• DATA EXTRACT:

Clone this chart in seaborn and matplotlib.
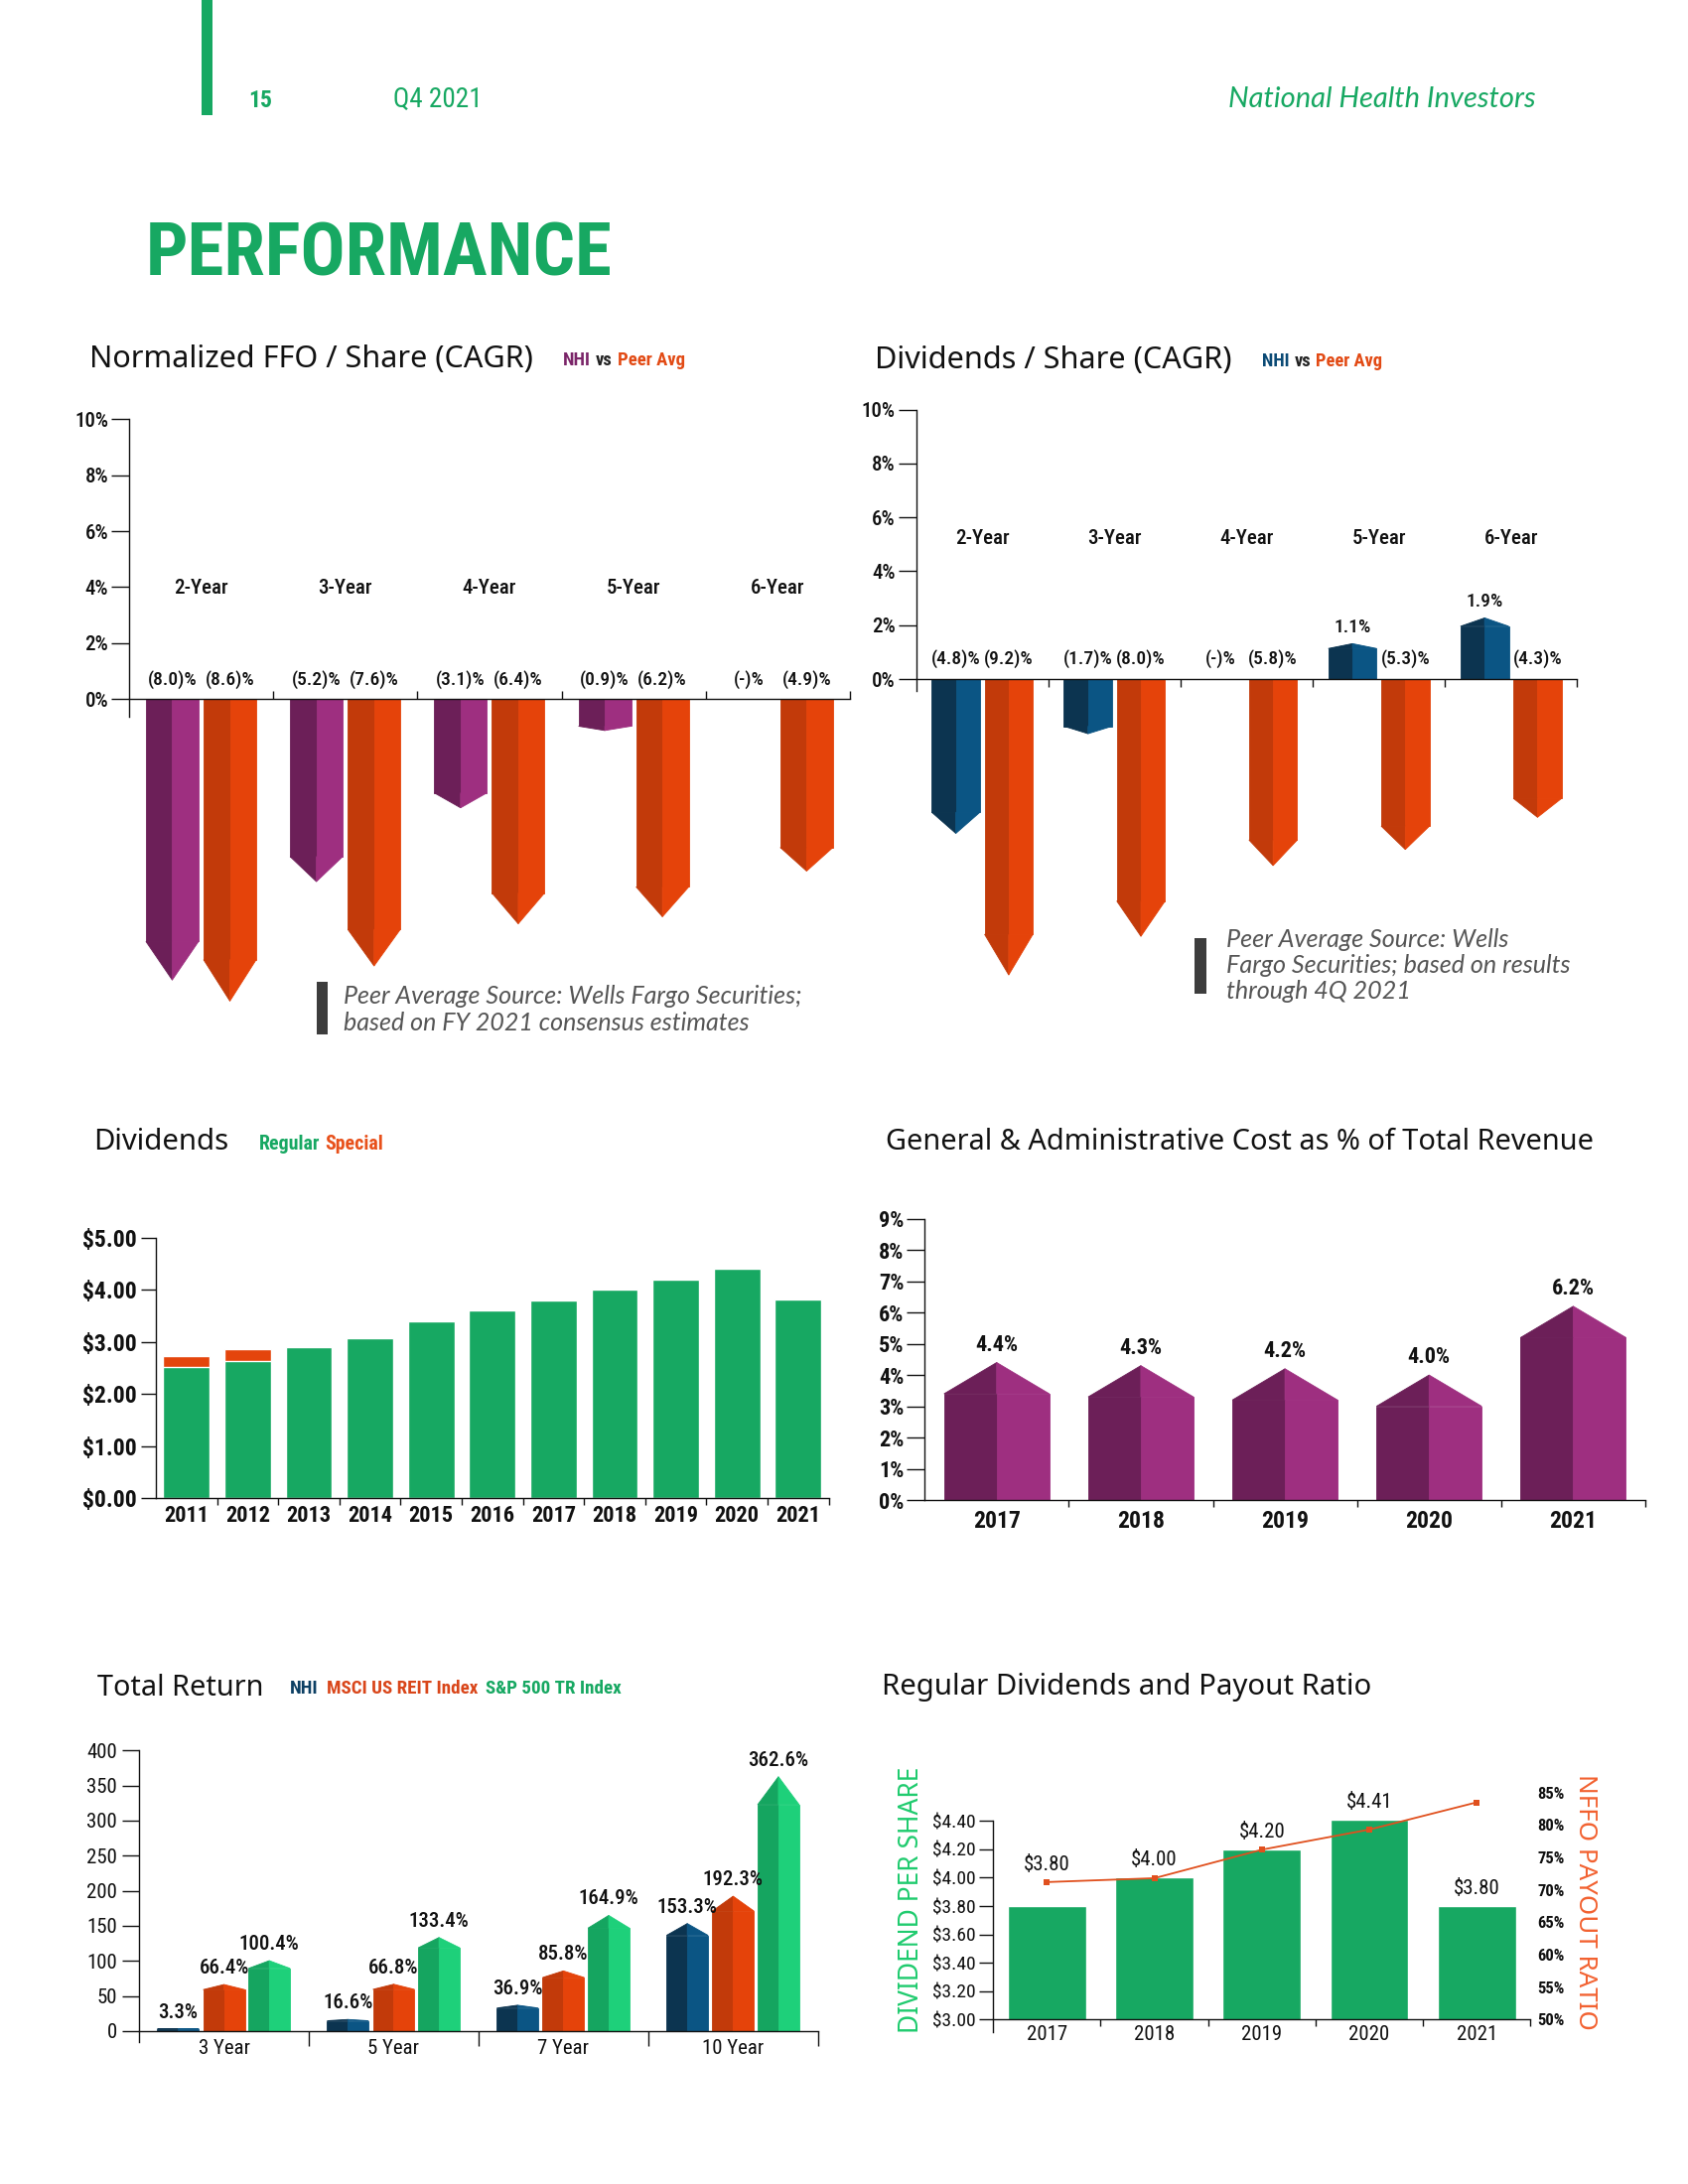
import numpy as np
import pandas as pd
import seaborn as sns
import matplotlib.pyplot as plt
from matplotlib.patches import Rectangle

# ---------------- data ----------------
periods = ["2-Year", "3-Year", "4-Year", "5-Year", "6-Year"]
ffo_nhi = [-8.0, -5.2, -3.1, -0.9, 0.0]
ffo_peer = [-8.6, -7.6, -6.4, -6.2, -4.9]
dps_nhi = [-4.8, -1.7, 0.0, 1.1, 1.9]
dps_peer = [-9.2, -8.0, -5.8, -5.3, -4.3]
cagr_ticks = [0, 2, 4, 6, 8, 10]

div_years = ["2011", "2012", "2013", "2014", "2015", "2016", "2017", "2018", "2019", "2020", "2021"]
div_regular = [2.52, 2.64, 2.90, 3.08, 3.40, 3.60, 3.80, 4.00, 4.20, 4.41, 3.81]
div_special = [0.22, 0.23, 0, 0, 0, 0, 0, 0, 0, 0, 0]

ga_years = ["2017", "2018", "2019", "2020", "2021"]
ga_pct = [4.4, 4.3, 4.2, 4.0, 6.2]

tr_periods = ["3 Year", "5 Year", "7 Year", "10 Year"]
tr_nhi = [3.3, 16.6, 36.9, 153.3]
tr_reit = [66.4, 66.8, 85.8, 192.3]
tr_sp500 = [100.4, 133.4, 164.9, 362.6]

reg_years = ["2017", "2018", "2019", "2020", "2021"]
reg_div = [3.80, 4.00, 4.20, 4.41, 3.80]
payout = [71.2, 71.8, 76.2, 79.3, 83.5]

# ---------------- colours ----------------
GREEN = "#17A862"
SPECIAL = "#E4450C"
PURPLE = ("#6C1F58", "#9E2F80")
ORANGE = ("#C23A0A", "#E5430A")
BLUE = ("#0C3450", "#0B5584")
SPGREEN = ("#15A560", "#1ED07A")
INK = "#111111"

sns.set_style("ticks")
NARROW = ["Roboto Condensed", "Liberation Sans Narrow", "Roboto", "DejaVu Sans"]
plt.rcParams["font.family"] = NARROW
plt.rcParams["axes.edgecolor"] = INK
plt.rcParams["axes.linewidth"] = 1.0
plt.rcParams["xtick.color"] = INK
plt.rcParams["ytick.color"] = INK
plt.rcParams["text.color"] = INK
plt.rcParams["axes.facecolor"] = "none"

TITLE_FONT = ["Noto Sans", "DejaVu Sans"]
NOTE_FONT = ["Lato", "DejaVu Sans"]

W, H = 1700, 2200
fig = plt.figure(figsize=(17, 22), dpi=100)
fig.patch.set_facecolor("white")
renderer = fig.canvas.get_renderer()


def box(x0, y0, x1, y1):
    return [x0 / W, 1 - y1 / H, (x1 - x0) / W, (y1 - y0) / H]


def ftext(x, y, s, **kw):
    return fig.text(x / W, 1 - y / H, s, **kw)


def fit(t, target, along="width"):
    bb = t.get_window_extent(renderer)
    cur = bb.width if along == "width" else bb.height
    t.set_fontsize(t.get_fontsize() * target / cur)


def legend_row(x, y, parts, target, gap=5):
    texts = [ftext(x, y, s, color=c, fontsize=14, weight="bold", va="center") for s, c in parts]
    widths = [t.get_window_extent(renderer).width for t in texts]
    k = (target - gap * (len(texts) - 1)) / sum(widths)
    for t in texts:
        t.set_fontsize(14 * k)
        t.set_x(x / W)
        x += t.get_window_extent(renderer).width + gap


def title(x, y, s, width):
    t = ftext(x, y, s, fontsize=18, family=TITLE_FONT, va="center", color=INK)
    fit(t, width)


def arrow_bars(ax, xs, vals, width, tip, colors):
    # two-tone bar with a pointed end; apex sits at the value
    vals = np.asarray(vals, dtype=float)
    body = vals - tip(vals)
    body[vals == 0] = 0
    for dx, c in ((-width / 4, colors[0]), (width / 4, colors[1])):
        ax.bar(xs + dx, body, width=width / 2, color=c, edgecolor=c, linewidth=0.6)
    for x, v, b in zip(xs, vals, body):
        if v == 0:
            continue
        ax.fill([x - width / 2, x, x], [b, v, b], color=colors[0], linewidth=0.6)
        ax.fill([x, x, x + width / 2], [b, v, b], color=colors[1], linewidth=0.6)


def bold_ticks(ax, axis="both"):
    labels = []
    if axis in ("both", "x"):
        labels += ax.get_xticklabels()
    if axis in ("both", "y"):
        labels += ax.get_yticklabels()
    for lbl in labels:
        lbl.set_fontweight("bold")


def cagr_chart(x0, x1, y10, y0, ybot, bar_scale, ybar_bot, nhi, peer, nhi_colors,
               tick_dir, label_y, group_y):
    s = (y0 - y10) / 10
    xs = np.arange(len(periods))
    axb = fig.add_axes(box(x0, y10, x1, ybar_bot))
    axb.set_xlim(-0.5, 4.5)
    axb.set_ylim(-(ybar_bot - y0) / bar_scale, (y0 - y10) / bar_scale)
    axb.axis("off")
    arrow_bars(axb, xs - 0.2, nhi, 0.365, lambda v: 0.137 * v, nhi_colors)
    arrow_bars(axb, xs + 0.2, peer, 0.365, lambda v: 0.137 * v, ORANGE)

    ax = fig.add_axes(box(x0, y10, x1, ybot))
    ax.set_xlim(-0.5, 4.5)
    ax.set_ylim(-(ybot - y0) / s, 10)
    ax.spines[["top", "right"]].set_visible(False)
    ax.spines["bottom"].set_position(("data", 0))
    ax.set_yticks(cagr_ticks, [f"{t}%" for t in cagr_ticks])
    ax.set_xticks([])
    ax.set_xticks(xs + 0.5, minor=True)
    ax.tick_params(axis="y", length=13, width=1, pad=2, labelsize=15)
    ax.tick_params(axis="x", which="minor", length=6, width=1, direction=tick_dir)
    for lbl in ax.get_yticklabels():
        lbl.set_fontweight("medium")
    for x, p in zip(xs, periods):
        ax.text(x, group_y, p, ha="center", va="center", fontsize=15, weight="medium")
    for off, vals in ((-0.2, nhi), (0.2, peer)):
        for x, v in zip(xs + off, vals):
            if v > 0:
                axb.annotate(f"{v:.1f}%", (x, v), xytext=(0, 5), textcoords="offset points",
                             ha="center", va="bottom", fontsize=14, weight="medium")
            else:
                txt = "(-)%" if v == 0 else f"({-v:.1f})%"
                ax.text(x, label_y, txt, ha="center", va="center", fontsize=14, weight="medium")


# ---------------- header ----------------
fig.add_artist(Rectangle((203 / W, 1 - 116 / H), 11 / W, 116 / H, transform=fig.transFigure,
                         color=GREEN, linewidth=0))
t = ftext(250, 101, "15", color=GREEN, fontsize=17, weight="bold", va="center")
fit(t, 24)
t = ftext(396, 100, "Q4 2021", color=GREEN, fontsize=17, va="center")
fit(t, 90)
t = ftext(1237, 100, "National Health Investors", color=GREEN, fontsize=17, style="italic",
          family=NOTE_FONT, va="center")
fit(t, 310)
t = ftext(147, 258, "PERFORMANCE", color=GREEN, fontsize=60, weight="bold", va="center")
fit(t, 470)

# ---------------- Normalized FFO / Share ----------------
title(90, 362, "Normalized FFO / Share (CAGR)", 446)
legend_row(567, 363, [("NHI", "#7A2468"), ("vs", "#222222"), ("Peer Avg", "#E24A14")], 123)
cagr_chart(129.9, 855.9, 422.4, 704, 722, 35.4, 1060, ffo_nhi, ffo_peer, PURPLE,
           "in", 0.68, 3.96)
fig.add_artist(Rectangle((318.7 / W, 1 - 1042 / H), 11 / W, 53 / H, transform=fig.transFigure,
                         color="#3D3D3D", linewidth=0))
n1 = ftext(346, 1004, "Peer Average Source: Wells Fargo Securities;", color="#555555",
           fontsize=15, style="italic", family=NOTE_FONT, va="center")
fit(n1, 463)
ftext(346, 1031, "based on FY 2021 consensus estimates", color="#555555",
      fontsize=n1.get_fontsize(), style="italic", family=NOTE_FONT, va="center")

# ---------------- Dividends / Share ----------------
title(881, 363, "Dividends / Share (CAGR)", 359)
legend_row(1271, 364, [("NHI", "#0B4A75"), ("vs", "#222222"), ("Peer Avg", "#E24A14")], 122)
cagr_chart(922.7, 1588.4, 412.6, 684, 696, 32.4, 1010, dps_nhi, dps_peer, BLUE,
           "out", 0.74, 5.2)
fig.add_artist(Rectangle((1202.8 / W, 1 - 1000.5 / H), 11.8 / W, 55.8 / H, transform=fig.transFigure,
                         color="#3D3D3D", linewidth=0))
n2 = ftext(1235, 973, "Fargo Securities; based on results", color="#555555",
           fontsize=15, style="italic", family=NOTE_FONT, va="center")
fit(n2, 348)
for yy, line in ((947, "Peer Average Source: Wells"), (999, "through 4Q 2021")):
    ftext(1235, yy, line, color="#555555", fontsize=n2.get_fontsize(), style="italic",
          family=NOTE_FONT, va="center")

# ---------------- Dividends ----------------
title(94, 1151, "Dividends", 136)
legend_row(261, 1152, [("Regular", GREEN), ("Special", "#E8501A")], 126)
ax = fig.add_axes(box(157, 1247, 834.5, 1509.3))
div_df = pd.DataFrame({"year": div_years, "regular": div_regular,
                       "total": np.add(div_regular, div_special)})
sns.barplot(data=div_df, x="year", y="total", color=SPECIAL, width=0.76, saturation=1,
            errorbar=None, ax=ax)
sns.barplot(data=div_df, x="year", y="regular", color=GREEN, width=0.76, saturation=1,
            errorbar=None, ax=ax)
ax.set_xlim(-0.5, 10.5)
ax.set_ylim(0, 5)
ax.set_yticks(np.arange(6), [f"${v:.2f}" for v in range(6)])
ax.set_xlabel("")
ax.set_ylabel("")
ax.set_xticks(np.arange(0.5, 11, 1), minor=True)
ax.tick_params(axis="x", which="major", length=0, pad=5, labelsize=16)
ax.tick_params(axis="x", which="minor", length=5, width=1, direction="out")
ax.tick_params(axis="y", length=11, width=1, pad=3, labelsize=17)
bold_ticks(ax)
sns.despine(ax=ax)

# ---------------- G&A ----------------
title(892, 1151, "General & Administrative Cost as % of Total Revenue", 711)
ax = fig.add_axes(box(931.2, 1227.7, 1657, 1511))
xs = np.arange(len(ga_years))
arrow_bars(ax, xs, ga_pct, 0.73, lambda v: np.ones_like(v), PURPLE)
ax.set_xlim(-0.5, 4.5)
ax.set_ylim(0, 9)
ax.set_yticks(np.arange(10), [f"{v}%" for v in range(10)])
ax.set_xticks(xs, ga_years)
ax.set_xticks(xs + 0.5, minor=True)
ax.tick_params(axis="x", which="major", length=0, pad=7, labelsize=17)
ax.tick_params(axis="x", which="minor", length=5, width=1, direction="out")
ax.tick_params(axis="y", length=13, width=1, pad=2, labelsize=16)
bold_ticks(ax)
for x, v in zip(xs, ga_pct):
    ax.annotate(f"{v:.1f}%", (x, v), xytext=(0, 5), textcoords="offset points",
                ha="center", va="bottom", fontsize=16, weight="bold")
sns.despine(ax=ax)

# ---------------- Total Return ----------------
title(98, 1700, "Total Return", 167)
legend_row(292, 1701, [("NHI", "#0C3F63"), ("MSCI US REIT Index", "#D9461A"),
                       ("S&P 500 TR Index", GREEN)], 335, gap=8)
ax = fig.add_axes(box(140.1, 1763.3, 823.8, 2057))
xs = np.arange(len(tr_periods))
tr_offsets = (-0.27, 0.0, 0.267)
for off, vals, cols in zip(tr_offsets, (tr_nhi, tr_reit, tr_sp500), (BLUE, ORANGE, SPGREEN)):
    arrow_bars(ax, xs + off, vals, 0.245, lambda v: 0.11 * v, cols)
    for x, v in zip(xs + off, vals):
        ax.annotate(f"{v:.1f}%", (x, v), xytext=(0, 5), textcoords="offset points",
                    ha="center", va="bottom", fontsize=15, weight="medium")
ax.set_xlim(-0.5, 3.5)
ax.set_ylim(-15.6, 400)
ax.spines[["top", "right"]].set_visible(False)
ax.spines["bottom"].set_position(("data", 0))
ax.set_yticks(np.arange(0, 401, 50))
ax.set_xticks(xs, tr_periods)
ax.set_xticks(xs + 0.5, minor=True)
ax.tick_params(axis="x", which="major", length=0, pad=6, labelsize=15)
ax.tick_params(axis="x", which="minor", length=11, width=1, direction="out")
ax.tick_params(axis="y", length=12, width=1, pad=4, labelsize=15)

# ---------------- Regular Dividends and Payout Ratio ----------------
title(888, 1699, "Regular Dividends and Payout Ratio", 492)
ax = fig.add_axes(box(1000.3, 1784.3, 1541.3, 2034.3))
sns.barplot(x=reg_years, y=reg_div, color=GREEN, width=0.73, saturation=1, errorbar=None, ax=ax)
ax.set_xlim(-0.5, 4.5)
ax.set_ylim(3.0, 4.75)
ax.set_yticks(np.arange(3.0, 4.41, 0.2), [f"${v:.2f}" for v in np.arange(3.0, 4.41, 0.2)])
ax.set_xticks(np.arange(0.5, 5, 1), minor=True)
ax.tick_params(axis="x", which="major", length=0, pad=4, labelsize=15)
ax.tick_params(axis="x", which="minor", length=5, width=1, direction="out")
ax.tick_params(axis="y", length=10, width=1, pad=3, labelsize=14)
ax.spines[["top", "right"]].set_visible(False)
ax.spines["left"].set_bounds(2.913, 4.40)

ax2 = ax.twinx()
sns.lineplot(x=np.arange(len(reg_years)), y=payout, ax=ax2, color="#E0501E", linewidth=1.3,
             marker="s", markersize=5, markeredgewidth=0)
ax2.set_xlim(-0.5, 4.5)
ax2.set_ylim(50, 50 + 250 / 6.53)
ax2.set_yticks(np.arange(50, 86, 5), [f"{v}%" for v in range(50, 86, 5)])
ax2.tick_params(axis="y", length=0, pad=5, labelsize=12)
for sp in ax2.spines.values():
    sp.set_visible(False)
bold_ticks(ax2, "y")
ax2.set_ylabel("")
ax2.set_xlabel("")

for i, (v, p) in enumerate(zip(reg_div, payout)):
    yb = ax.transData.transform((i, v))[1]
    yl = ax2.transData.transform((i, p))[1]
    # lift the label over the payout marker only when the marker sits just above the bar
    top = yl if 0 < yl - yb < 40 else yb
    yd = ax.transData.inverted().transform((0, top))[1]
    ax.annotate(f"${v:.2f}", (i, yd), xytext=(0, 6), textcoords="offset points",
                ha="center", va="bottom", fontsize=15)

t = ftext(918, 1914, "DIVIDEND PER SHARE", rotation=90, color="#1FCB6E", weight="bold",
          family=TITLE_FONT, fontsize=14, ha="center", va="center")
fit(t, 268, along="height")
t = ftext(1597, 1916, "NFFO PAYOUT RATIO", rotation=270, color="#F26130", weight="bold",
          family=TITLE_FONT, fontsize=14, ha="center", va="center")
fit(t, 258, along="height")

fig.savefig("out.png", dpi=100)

• EXERCISE GOAL: From the first line of the listing above, repeat every line through the one holding "ga_pct = [4.4, 4.3, 4.2, 4.0, 6.2]". Both ends count, and pictures stay out.

• ANSWER BELOW:
Clone this chart in seaborn and matplotlib.
import numpy as np
import pandas as pd
import seaborn as sns
import matplotlib.pyplot as plt
from matplotlib.patches import Rectangle

# ---------------- data ----------------
periods = ["2-Year", "3-Year", "4-Year", "5-Year", "6-Year"]
ffo_nhi = [-8.0, -5.2, -3.1, -0.9, 0.0]
ffo_peer = [-8.6, -7.6, -6.4, -6.2, -4.9]
dps_nhi = [-4.8, -1.7, 0.0, 1.1, 1.9]
dps_peer = [-9.2, -8.0, -5.8, -5.3, -4.3]
cagr_ticks = [0, 2, 4, 6, 8, 10]

div_years = ["2011", "2012", "2013", "2014", "2015", "2016", "2017", "2018", "2019", "2020", "2021"]
div_regular = [2.52, 2.64, 2.90, 3.08, 3.40, 3.60, 3.80, 4.00, 4.20, 4.41, 3.81]
div_special = [0.22, 0.23, 0, 0, 0, 0, 0, 0, 0, 0, 0]

ga_years = ["2017", "2018", "2019", "2020", "2021"]
ga_pct = [4.4, 4.3, 4.2, 4.0, 6.2]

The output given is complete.